Recorded information »
###

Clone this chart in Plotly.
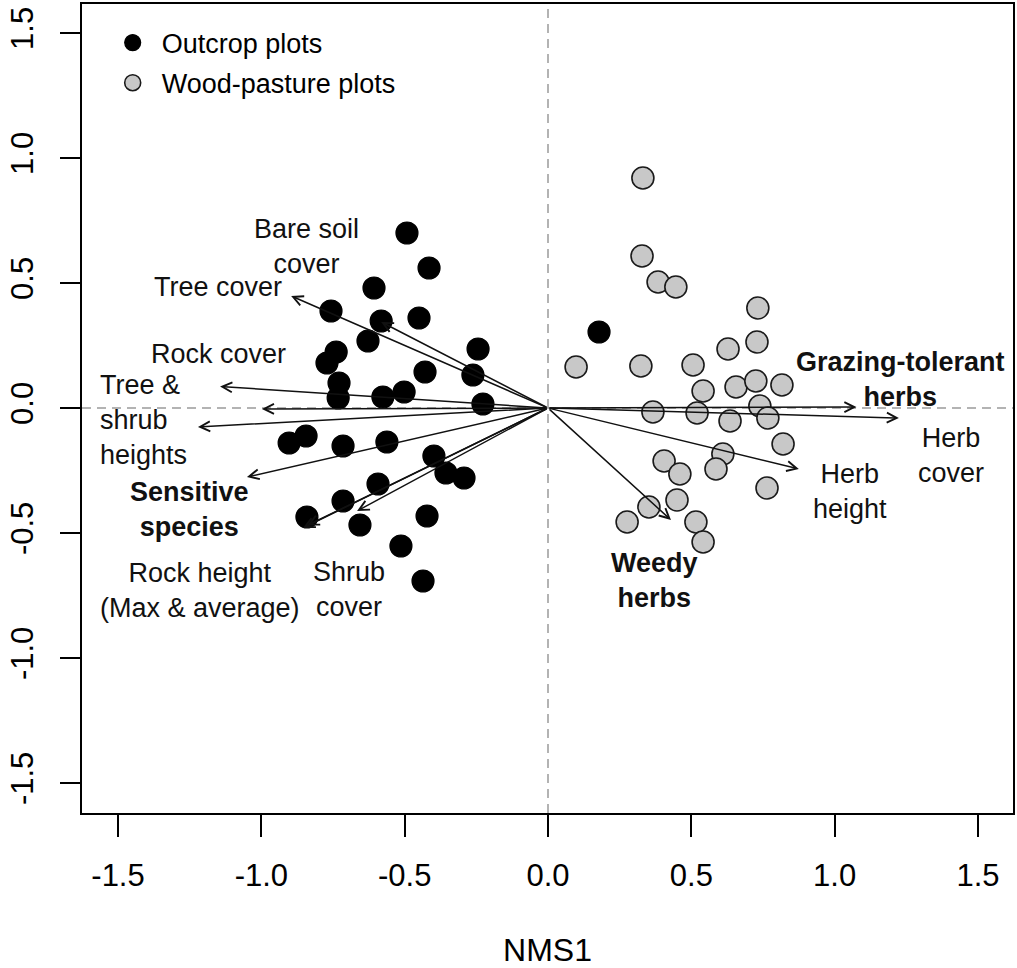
import plotly.graph_objects as go

# ---- data (NMS ordination scores) ----
outcrop_x = [-0.492, -0.415, -0.607, -0.757, -0.450, -0.582, -0.628, -0.244, -0.739, -0.771,
             -0.429, -0.262, -0.729, -0.502, -0.576, -0.732, -0.227, -0.903, -0.844, -0.715,
             -0.562, -0.398, -0.356, -0.293, -0.593, -0.715, -0.841, -0.656, -0.422, -0.513,
             -0.436, 0.178]
outcrop_y = [0.700, 0.560, 0.480, 0.388, 0.360, 0.348, 0.268, 0.236, 0.224, 0.180,
             0.144, 0.132, 0.100, 0.064, 0.044, 0.040, 0.016, -0.140, -0.112, -0.152,
             -0.136, -0.192, -0.260, -0.280, -0.304, -0.372, -0.436, -0.468, -0.432, -0.552,
             -0.692, 0.304]

wood_x = [0.331, 0.328, 0.384, 0.446, 0.732, 0.729, 0.628, 0.098, 0.324, 0.506,
          0.541, 0.656, 0.725, 0.816, 0.739, 0.366, 0.520, 0.635, 0.767, 0.820,
          0.610, 0.405, 0.460, 0.586, 0.764, 0.450, 0.352, 0.276, 0.516, 0.541]
wood_y = [0.920, 0.608, 0.504, 0.484, 0.400, 0.264, 0.236, 0.164, 0.168, 0.172,
          0.068, 0.084, 0.108, 0.092, 0.008, -0.016, -0.020, -0.052, -0.040, -0.144,
          -0.184, -0.212, -0.264, -0.244, -0.320, -0.368, -0.396, -0.456, -0.456, -0.536]

# environmental / species-group vectors (arrow tips)
vector_names = ["Tree cover", "Bare soil cover", "Rock cover", "Tree height", "Shrub height",
                "Sensitive species", "Rock height max", "Rock height average", "Shrub cover",
                "Grazing-tolerant herbs", "Herb cover", "Herb height", "Weedy herbs"]
vector_x = [-0.896, -0.582, -1.144, -0.998, -1.221, -1.050, -0.855, -0.840, -0.666,
            1.076, 1.224, 0.875, 0.429]
vector_y = [0.448, 0.344, 0.086, -0.004, -0.076, -0.276, -0.480, -0.470, -0.412,
            0.004, -0.040, -0.244, -0.448]

# vector labels
label_texts = ["Bare soil<br>cover", "Tree cover", "Rock cover", "Tree &<br>shrub<br>heights",
               "<b>Sensitive<br>species</b>", "Rock height<br>(Max & average)", "Shrub<br>cover",
               "<b>Weedy<br>herbs</b>", "<b>Grazing-tolerant<br>herbs</b>", "Herb<br>cover",
               "Herb<br>height"]

x_ticks = [-1.5, -1.0, -0.5, 0.0, 0.5, 1.0, 1.5]
x_tick_text = ["-1.5", "-1.0", "-0.5", "0.0", "0.5", "1.0", "1.5"]
y_ticks = [-1.5, -1.0, -0.5, 0.0, 0.5, 1.0, 1.5]
y_tick_text = ["-1.5", "-1.0", "-0.5", "0.0", "0.5", "1.0", "1.5"]

# ---- layout helpers (label placement, not data) ----
label_pos = [(-0.841, 0.648, "center"), (-1.151, 0.484, "center"), (-1.151, 0.216, "center"),
             (-1.570, -0.048, "left"), (-1.252, -0.404, "center"), (-1.214, -0.728, "center"),
             (-0.694, -0.724, "center"), (0.373, -0.688, "center"), (1.228, 0.116, "center"),
             (1.406, -0.188, "center"), (1.053, -0.332, "center")]

FONT = "Liberation Sans, Arial, sans-serif"

fig = go.Figure()
fig.add_trace(go.Scatter(
    x=outcrop_x, y=outcrop_y, mode="markers", name="Outcrop plots", legendgroup="a",
    marker=dict(size=22, color="black", line=dict(color="black", width=1.2))))
fig.add_trace(go.Scatter(
    x=wood_x, y=wood_y, mode="markers", name="Wood-pasture plots", legendgroup="b",
    marker=dict(size=22, color="#c8c8c8", line=dict(color="#1a1a1a", width=1.6))))

fig.add_hline(y=0, line=dict(color="#9a9a9a", width=1.5, dash="9px,6px"), layer="below")
fig.add_vline(x=0, line=dict(color="#9a9a9a", width=1.5, dash="9px,6px"), layer="below")

for vx, vy in zip(vector_x, vector_y):
    fig.add_annotation(x=vx, y=vy, ax=0, ay=0, xref="x", yref="y", axref="x", ayref="y",
                       showarrow=True, arrowhead=5, arrowsize=1.3, arrowwidth=1.5,
                       arrowcolor="#111111", text="")

for txt, (lx, ly, al) in zip(label_texts, label_pos):
    fig.add_annotation(x=lx, y=ly, xref="x", yref="y", text=txt, showarrow=False,
                       align=al, xanchor=("left" if al == "left" else "center"),
                       yanchor="middle", font=dict(family=FONT, size=27, color="#111111"))

fig.update_xaxes(range=[-1.6256, 1.6221], tickvals=x_ticks, ticktext=x_tick_text,
                 showgrid=False, zeroline=False, showline=True, mirror=True,
                 linecolor="black", linewidth=2, ticks="outside", ticklen=22, tickwidth=2,
                 tickcolor="black", tickfont=dict(family=FONT, size=31, color="black"),
                 ticklabelstandoff=12, automargin=False,
                 title=dict(text="NMS1", font=dict(family=FONT, size=32, color="black"),
                            standoff=52))
fig.update_yaxes(range=[-1.620, 1.616], tickvals=y_ticks, ticktext=y_tick_text,
                 showgrid=False, zeroline=False, showline=True, mirror=True,
                 linecolor="black", linewidth=2, ticks="outside", ticklen=20, tickwidth=2,
                 tickcolor="black", tickangle=-90, automargin=False,
                 tickfont=dict(family=FONT, size=31, color="black"), ticklabelstandoff=15)

fig.update_layout(
    width=1017, height=968,
    margin=dict(l=82, r=4, t=4, b=155),
    paper_bgcolor="white", plot_bgcolor="white",
    showlegend=True,
    legend=dict(x=0.0233, y=0.982, xanchor="left", yanchor="top",
                bgcolor="rgba(0,0,0,0)", font=dict(family=FONT, size=27, color="black"),
                itemsizing="trace", itemwidth=48, tracegroupgap=2),
)

fig.write_html("out.html", config={"displayModeBar": False},
               post_script="document.body.style.margin='0';document.body.style.overflow='hidden';")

###

Written request »
Would you return the data exactly as written, without the pictures?

Exercise solution »
Clone this chart in Plotly.
import plotly.graph_objects as go

# ---- data (NMS ordination scores) ----
outcrop_x = [-0.492, -0.415, -0.607, -0.757, -0.450, -0.582, -0.628, -0.244, -0.739, -0.771,
             -0.429, -0.262, -0.729, -0.502, -0.576, -0.732, -0.227, -0.903, -0.844, -0.715,
             -0.562, -0.398, -0.356, -0.293, -0.593, -0.715, -0.841, -0.656, -0.422, -0.513,
             -0.436, 0.178]
outcrop_y = [0.700, 0.560, 0.480, 0.388, 0.360, 0.348, 0.268, 0.236, 0.224, 0.180,
             0.144, 0.132, 0.100, 0.064, 0.044, 0.040, 0.016, -0.140, -0.112, -0.152,
             -0.136, -0.192, -0.260, -0.280, -0.304, -0.372, -0.436, -0.468, -0.432, -0.552,
             -0.692, 0.304]

wood_x = [0.331, 0.328, 0.384, 0.446, 0.732, 0.729, 0.628, 0.098, 0.324, 0.506,
          0.541, 0.656, 0.725, 0.816, 0.739, 0.366, 0.520, 0.635, 0.767, 0.820,
          0.610, 0.405, 0.460, 0.586, 0.764, 0.450, 0.352, 0.276, 0.516, 0.541]
wood_y = [0.920, 0.608, 0.504, 0.484, 0.400, 0.264, 0.236, 0.164, 0.168, 0.172,
          0.068, 0.084, 0.108, 0.092, 0.008, -0.016, -0.020, -0.052, -0.040, -0.144,
          -0.184, -0.212, -0.264, -0.244, -0.320, -0.368, -0.396, -0.456, -0.456, -0.536]

# environmental / species-group vectors (arrow tips)
vector_names = ["Tree cover", "Bare soil cover", "Rock cover", "Tree height", "Shrub height",
                "Sensitive species", "Rock height max", "Rock height average", "Shrub cover",
                "Grazing-tolerant herbs", "Herb cover", "Herb height", "Weedy herbs"]
vector_x = [-0.896, -0.582, -1.144, -0.998, -1.221, -1.050, -0.855, -0.840, -0.666,
            1.076, 1.224, 0.875, 0.429]
vector_y = [0.448, 0.344, 0.086, -0.004, -0.076, -0.276, -0.480, -0.470, -0.412,
            0.004, -0.040, -0.244, -0.448]

# vector labels
label_texts = ["Bare soil<br>cover", "Tree cover", "Rock cover", "Tree &<br>shrub<br>heights",
               "<b>Sensitive<br>species</b>", "Rock height<br>(Max & average)", "Shrub<br>cover",
               "<b>Weedy<br>herbs</b>", "<b>Grazing-tolerant<br>herbs</b>", "Herb<br>cover",
               "Herb<br>height"]

x_ticks = [-1.5, -1.0, -0.5, 0.0, 0.5, 1.0, 1.5]
x_tick_text = ["-1.5", "-1.0", "-0.5", "0.0", "0.5", "1.0", "1.5"]
y_ticks = [-1.5, -1.0, -0.5, 0.0, 0.5, 1.0, 1.5]
y_tick_text = ["-1.5", "-1.0", "-0.5", "0.0", "0.5", "1.0", "1.5"]

# ---- layout helpers (label placement, not data) ----
label_pos = [(-0.841, 0.648, "center"), (-1.151, 0.484, "center"), (-1.151, 0.216, "center"),
             (-1.570, -0.048, "left"), (-1.252, -0.404, "center"), (-1.214, -0.728, "center"),
             (-0.694, -0.724, "center"), (0.373, -0.688, "center"), (1.228, 0.116, "center"),
             (1.406, -0.188, "center"), (1.053, -0.332, "center")]

FONT = "Liberation Sans, Arial, sans-serif"

fig = go.Figure()
fig.add_trace(go.Scatter(
    x=outcrop_x, y=outcrop_y, mode="markers", name="Outcrop plots", legendgroup="a",
    marker=dict(size=22, color="black", line=dict(color="black", width=1.2))))
fig.add_trace(go.Scatter(
    x=wood_x, y=wood_y, mode="markers", name="Wood-pasture plots", legendgroup="b",
    marker=dict(size=22, color="#c8c8c8", line=dict(color="#1a1a1a", width=1.6))))

fig.add_hline(y=0, line=dict(color="#9a9a9a", width=1.5, dash="9px,6px"), layer="below")
fig.add_vline(x=0, line=dict(color="#9a9a9a", width=1.5, dash="9px,6px"), layer="below")

for vx, vy in zip(vector_x, vector_y):
    fig.add_annotation(x=vx, y=vy, ax=0, ay=0, xref="x", yref="y", axref="x", ayref="y",
                       showarrow=True, arrowhead=5, arrowsize=1.3, arrowwidth=1.5,
                       arrowcolor="#111111", text="")

for txt, (lx, ly, al) in zip(label_texts, label_pos):
    fig.add_annotation(x=lx, y=ly, xref="x", yref="y", text=txt, showarrow=False,
                       align=al, xanchor=("left" if al == "left" else "center"),
                       yanchor="middle", font=dict(family=FONT, size=27, color="#111111"))

fig.update_xaxes(range=[-1.6256, 1.6221], tickvals=x_ticks, ticktext=x_tick_text,
                 showgrid=False, zeroline=False, showline=True, mirror=True,
                 linecolor="black", linewidth=2, ticks="outside", ticklen=22, tickwidth=2,
                 tickcolor="black", tickfont=dict(family=FONT, size=31, color="black"),
                 ticklabelstandoff=12, automargin=False,
                 title=dict(text="NMS1", font=dict(family=FONT, size=32, color="black"),
                            standoff=52))
fig.update_yaxes(range=[-1.620, 1.616], tickvals=y_ticks, ticktext=y_tick_text,
                 showgrid=False, zeroline=False, showline=True, mirror=True,
                 linecolor="black", linewidth=2, ticks="outside", ticklen=20, tickwidth=2,
                 tickcolor="black", tickangle=-90, automargin=False,
                 tickfont=dict(family=FONT, size=31, color="black"), ticklabelstandoff=15)

fig.update_layout(
    width=1017, height=968,
    margin=dict(l=82, r=4, t=4, b=155),
    paper_bgcolor="white", plot_bgcolor="white",
    showlegend=True,
    legend=dict(x=0.0233, y=0.982, xanchor="left", yanchor="top",
                bgcolor="rgba(0,0,0,0)", font=dict(family=FONT, size=27, color="black"),
                itemsizing="trace", itemwidth=48, tracegroupgap=2),
)

fig.write_html("out.html", config={"displayModeBar": False},
               post_script="document.body.style.margin='0';document.body.style.overflow='hidden';")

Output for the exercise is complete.